## Begin
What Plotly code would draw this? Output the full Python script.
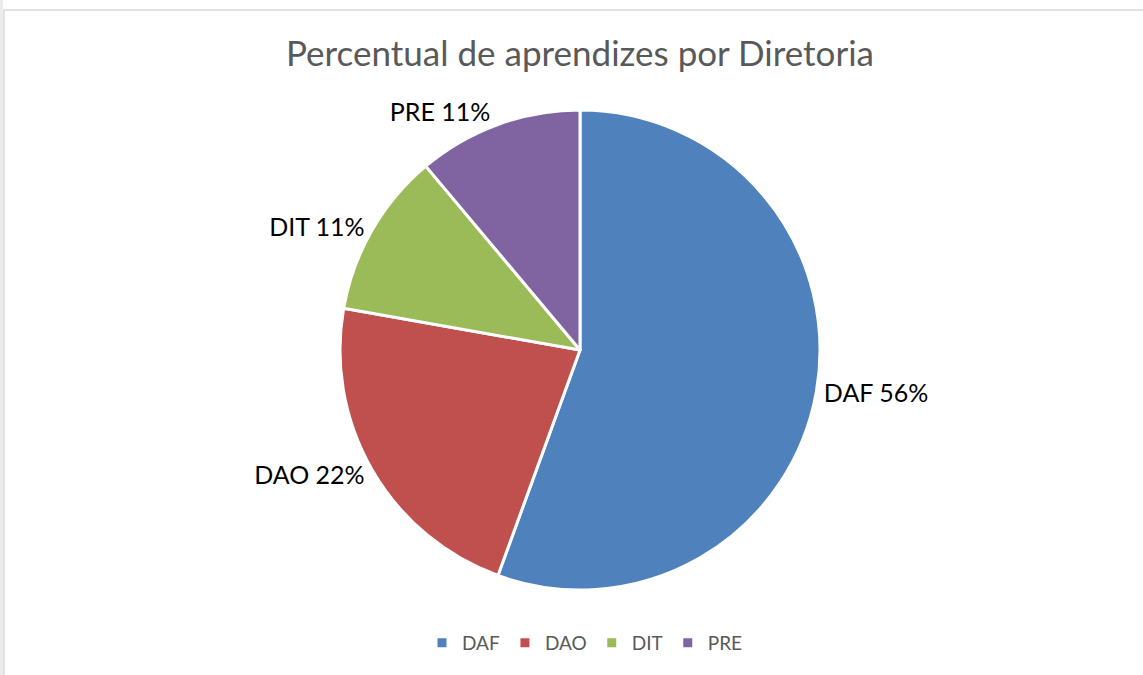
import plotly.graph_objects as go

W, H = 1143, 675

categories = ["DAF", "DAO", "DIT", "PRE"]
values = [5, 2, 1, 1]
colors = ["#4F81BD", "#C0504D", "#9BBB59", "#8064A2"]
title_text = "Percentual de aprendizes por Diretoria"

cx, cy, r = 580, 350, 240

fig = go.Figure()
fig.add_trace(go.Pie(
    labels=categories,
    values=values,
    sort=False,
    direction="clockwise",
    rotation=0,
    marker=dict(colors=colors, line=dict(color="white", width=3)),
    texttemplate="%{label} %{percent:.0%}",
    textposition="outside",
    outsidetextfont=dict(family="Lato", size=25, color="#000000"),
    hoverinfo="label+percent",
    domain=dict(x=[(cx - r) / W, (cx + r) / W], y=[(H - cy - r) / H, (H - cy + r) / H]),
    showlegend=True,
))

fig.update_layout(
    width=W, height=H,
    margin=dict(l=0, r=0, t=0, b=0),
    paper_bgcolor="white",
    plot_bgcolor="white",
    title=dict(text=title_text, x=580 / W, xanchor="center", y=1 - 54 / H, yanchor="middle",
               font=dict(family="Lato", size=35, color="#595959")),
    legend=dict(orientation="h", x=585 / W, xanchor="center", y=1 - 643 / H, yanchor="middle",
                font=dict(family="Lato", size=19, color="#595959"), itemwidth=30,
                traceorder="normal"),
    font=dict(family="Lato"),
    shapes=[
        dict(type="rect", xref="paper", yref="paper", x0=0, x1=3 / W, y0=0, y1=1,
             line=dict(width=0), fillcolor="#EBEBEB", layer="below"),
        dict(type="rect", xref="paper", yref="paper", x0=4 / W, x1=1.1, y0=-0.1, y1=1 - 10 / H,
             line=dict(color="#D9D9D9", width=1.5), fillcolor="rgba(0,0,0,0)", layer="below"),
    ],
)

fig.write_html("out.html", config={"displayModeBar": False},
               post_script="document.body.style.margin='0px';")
## End
### Written instruction
Up to and including the line containing "cx, cy, r = 580, 350, 240", repeat every line from the start of the data, but none of the pictures.

### Exercise output
What Plotly code would draw this? Output the full Python script.
import plotly.graph_objects as go

W, H = 1143, 675

categories = ["DAF", "DAO", "DIT", "PRE"]
values = [5, 2, 1, 1]
colors = ["#4F81BD", "#C0504D", "#9BBB59", "#8064A2"]
title_text = "Percentual de aprendizes por Diretoria"

cx, cy, r = 580, 350, 240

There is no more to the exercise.